BERTANGGUNG JAWAB MENGELOLA SAMPAH DI ARUS BELANTARA
Di balik kemeriahan dan kegembiraan sebuah acara, yang terhebat adalah bagaimana mengelola situasi tempat dan lingkungan menjadi sediakala kembali. Yang tadinya bersih harus lebih bersih lagi, sebelumnya kotor menjadi rapi. Dalam belantara kita harus mengetahui apa yang seharusnya di-rumat dan dijaga.
Kadang kita larut dalam euforia dan sukacita yang berlebih setelah acara apapun saja, maka yang terjadi adalah hilangnya kesadaraan akan pentingnya nilai dan perilaku diri sendiri dengan perbuatan yang kadang hanya dinilai sepele sebelah mata, walau hanya membuang sebatang puntung rokok atau gelas plastik kopi yang menemani khidmatnya menyerap dan menyerap ilmu dari sebuah forum acara.
Menurut Mbah Nun, kedaulatan dan kemerdekaan adalah ketika kita sudah mengerti akan batasan-batasan, begitu pun tentang kewajiban kita sebagai manusia harus menjaga sekitar. Kedaulatan bukan hanya sekadar berpikir namun yang terpenting adalah perbuatan.
Bagaimana akan melangkah merdeka jauh sedangkan berdaulat akan barang atau sesuatu yang kita hasilkan berupa residu atau sampah tidak bisa dikendalikan.
Alhamdulillah pada gelaran yang sangat istimewa ketika Mbah Nun secara khusus mengunjungi anak-cucunya di Cirebon dan Brebes, semua jamaah yang datang belajar dewasa, begitu pula dengan penggiat yang digawangi Kang Ivey serta penggiat lainnya mampu mengikuti kewajiban menjaga kebersihan lingkungan bersama. Kedaulatan mengelola sampah merupakan bentuk kedaulatan yang sering disampaikan dalam forum Majelis Ilmu Maiyah Cirrebes.
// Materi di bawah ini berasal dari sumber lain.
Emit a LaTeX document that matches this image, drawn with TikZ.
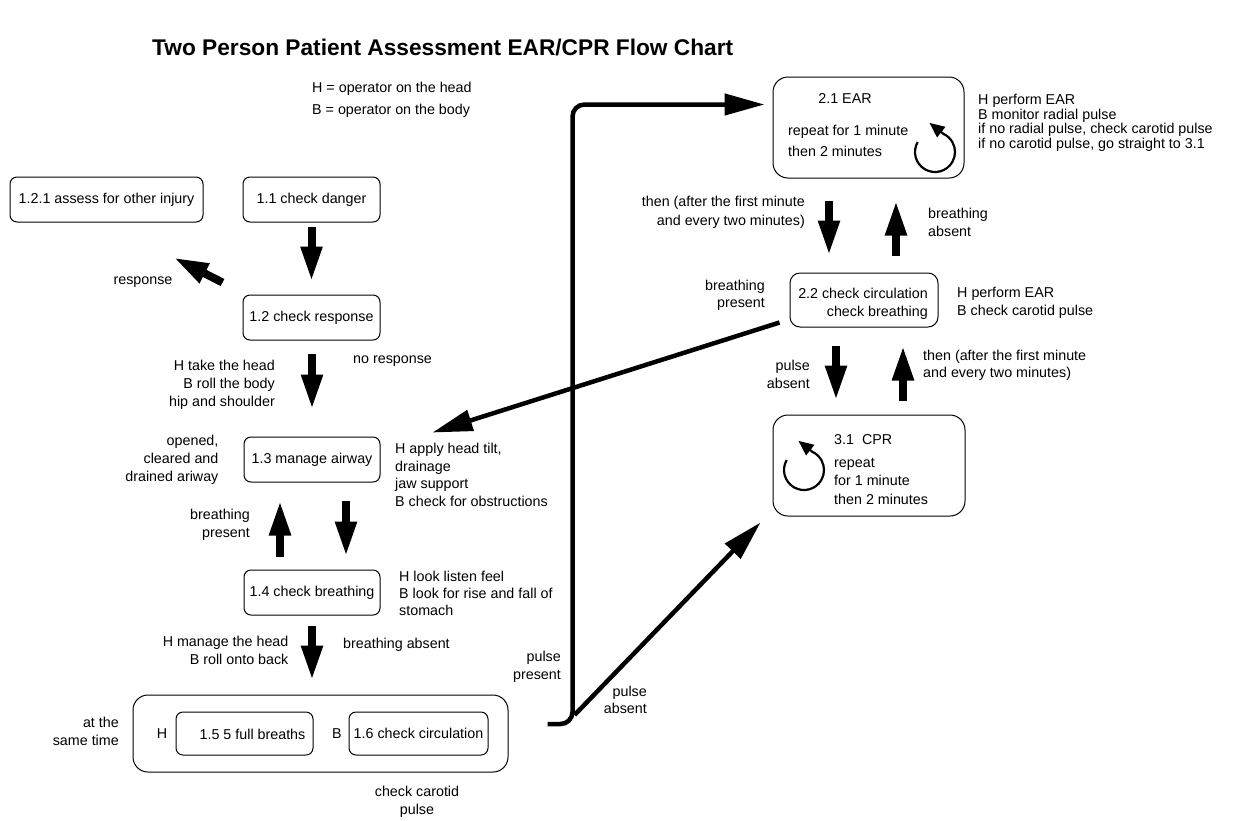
\documentclass[tikz,border=0pt]{standalone}
\usepackage{fontspec}
\setmainfont{Liberation Sans}
\usetikzlibrary{arrows.meta,calc}
\tikzset{
  box/.style={draw, line width=1pt, rounded corners=7pt, inner sep=0pt, font=\fontsize{14.3}{17}\selectfont},
  lbl/.style={inner sep=0pt, font=\fontsize{14.3}{#1}\selectfont},
  lbl/.default=18,
  blk/.style={line width=8pt, -{Triangle[length=35pt,width=20pt]}},
  lng/.style={line width=4.5pt, -{Triangle[length=40pt,width=21pt]}},
  cyc/.pic={\draw[line width=2.2pt, -{Triangle[length=15pt,width=13pt]}] (210:20) arc[start angle=210, end angle=-65, radius=20] -- ++(-14,-11);}
}
\begin{document}
\begin{tikzpicture}[x=1pt,y=-1pt]
\fill[white] (0,0) rectangle (1233,820);
\useasboundingbox (0,0) rectangle (1233,820);

% title and legend
\node[lbl, font=\fontsize{22.7}{26}\selectfont\bfseries, anchor=base west] (title) at (152,55) {Two Person Patient Assessment EAR/CPR Flow Chart};
\node[lbl=22, anchor=west, align=left] (leg) at (312,100) {H = operator on the head\\B = operator on the body};

% left column boxes
\node[box, minimum width=193pt, minimum height=45pt] (b121) at (106.5,199.5) {1.2.1 assess for other injury};
\node[box, minimum width=137pt, minimum height=45pt] (b11) at (311.5,199.5) {1.1 check danger};
\node[box, minimum width=137pt, minimum height=45pt] (b12) at (311.5,317.5) {1.2 check response};
\node[box, minimum width=136pt, minimum height=45pt] (b13) at (312,459.5) {1.3 manage airway};
\node[box, minimum width=136pt, minimum height=45pt] (b14) at (312,592.5) {1.4 check breathing};
\node[box, rounded corners=15pt, minimum width=375pt, minimum height=77pt] (outer) at (320.5,733.5) {};
\node[box, minimum width=137pt, minimum height=43pt] (b15) at (244.5,733.5) {};
\node[lbl] (t15) at (252.5,734) {1.5 5 full breaths};
\node[box, minimum width=139pt, minimum height=43pt] (b16) at (418.5,733.5) {1.6 check circulation};
\node[lbl] (tH) at (162,734) {H};
\node[lbl] (tB) at (337,734) {B};

% left labels
\node[lbl] (resp) at (143,282) {response};
\node[lbl, anchor=east, align=right] (htake) at (275,385) {H take the head\\B roll the body\\hip and shoulder};
\node[lbl, anchor=west] (nores) at (353,361) {no response};
\node[lbl, anchor=east, align=right] (opened) at (218.6,460) {opened,\\cleared and\\drained ariway};
\node[lbl=17.5, anchor=west, align=left] (happly) at (395,475) {H apply head tilt,\\drainage\\jaw support\\B check for obstructions};
\node[lbl, anchor=east, align=right] (bp1) at (250,525) {breathing\\present};
\node[lbl=17, anchor=west, align=left] (hlook) at (399,593) {H look listen feel\\B look for rise and fall of\\stomach};
\node[lbl, anchor=east, align=right] (hman) at (288.6,650) {H manage the head\\B roll onto back};
\node[lbl, anchor=west] (babs) at (343,645) {breathing absent};
\node[lbl, anchor=east, align=right] (same) at (119,731) {at the\\same time};
\node[lbl, align=center] (carot) at (417,802) {check carotid\\pulse};
\node[lbl, anchor=east, align=right] (ppres) at (561,667) {pulse\\present};
\node[lbl=17, anchor=east, align=right] (pabs) at (647,699.5) {pulse\\absent};

% right column
\node[box, rounded corners=15pt, minimum width=191pt, minimum height=101pt] (b21) at (868.5,127.5) {};
\node[lbl] (t21) at (845,99) {2.1 EAR};
\node[lbl=21, anchor=west, align=left] (t21b) at (788,140.5) {repeat for 1 minute\\then 2 minutes};
\pic at (935,152) {cyc};
\node[lbl=14.6, anchor=west, align=left] (n21) at (978,123) {H perform EAR\\B monitor radial pulse\\if no radial pulse, check carotid pulse\\if no carotid pulse, go straight to 3.1};

\node[box, rounded corners=10pt, minimum width=148pt, minimum height=54pt] (b22) at (864,300) {};
\node[lbl, anchor=east, align=right] (t22) at (928,304) {2.2 check circulation\\check breathing};
\node[lbl, anchor=west, align=left] (n22) at (957,303) {H perform EAR\\B check carotid pulse};
\node[lbl=17, anchor=east, align=right] (bp2) at (765,295.5) {breathing\\present};
\node[lbl=19, anchor=east, align=right] (th1) at (805,212.5) {then (after the first minute\\and every two minutes)};
\node[lbl, anchor=west, align=left] (ba2) at (928,222) {breathing\\absent};
\node[lbl, anchor=east, align=right] (pa2) at (810,374) {pulse\\absent};
\node[lbl=17, anchor=west, align=left] (th2) at (923,365.5) {then (after the first minute\\and every two minutes)};

\node[box, rounded corners=15pt, minimum width=192pt, minimum height=101pt] (b31) at (869,465.5) {};
\node[lbl, anchor=west] (t31) at (834,440) {3.1~~CPR};
\node[lbl=18.5, anchor=west, align=left] (t31b) at (834,481) {repeat\\for 1 minute\\then 2 minutes};
\pic at (804,470) {cyc};

% block arrows
\draw[blk] ($(b11.south)+(0,4)$) -- ($(b12.north)+(0,-13)$);
\draw[blk] ($(b12.north west)+(-20,-12)$) -- ($(b121.south east)+(-30,35)$);
\draw[blk] ($(b12.south)+(0.5,13)$) -- ($(b13.north)+(0,-27)$);
\draw[blk] ($(b14.north)+(-32,-13)$) -- ($(b13.south)+(-32,18)$);
\draw[blk] ($(b13.south)+(34,18)$) -- ($(b14.north)+(34,-13)$);
\draw[blk] ($(b14.south)+(0,10)$) -- ($(outer.north)+(-8.5,-14)$);
\draw[blk] ($(b21.south)+(-39.5,22)$) -- ($(b22.north)+(-35,-17)$);
\draw[blk] ($(b22.north)+(32,-17)$) -- ($(b21.south)+(27.5,22)$);
\draw[blk] ($(b22.south)+(-28,18)$) -- ($(b31.north)+(-33,-14)$);
\draw[blk] ($(b31.north)+(34,-14)$) -- ($(b22.south)+(39,18)$);

% long arrows
\draw[lng] ($(b22.south west)+(-10,-5)$) -- ($(b13.north east)+(52,-4)$);
\coordinate (pp) at ($(outer.east)+(39,-9.5)$);
\draw[lng, rounded corners=12pt] (pp) -| ($(b21.north west)+(-200,28)$) -- ($(b21.north west)+(-8,28)$);
\draw[lng] ($(pp)+(27,-9)$) -- ($(b31.south west)+(-12,6)$);
\end{tikzpicture}
\end{document}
Sebelum Maiyah Cirrebes berlangsung, penggiat menyebarkan thrashbag/kantung sampah plastik di beberapa titik agar bisa terjangkau pengunjung. Kalau dikelola secara kolektif akan mempermudah mengumpulkan dan mengangkut setelah acara.
Kang Ivey dan kawan-kawan biasanya memanfaatkan sampah plastik yang tidak bisa terurai secara langsung untuk dijadikan ecobrick yaitu memasukkan atau memenjarakan sampah plastik yang sudah terpotong kecil ke sebuah botol kemasan air mineral. Setelah padat dan berbobot 3 sampai 4 kilo per botol maka bisa dimanfaatkan untuk membuat aneka kreasi seperti kursi, meja, tembok atau pagar serta lainnya. Bahkan beberpa penggiat ada yang memanfaatkan sampah plastik ini menjadi anyaman tas dan dompet yang bernilai ekonomis.
Kesadaran akan sebuah perilaku yang membuat sesuatu barang tak berguna menjadi berguna memanglah sangat tidak mudah. Akan tetapi nilai-nilai dari pembelajaran ilmu Maiyah harusnya bisa menjadi cambuk bagi kita agar terbiasa menghargai apapun saja, termasuk barang atau sesuatu yang habis kita pakai agar bisa berguna, minimal tidak merugikan orang lain apalagi mencemari lingkungan.
Mengenai hal ini Mbah Nun pernah bertutur bahwa sering kita mengutuk dan membenci sampah, padahal sampah adalah produk kita sendiri sebagai masyarakat. Bukankah yang memproduksi sampah lebih hina dari sampah?
Dalam sebuah Hadist sahih bahkan Nabi mengatakan bahwa kebersihan sadalah ebagian dari iman. Betapa sangat penting dan harus mendapat perhatian lebih dalam kehidupan beragama, terkhusus bagi orang muslim. Mendhalimi makhluk lain pun kita dilarang apalagi kita menjadi sumber dari segala kerusakan. Sampah yang kita produksi bisa membuat tersumbatnya saluran air, sungai banjir, nyamuk demam berdarah mewabah karena genangan air di wadah-wadah yang sembarangan kita buang.
Dalam Maiyahan di manapun insyallah kesadaran para jamaah yang hadir akan pentingnya hal itu sudah menjadi perhatian tersendiri bagi pelaku Maiyah.
Orang Maiyah harus mampu mengorganisme dirinya sendiri untuk bisa berbuat baik kepada siapapun saja dan di mana saja.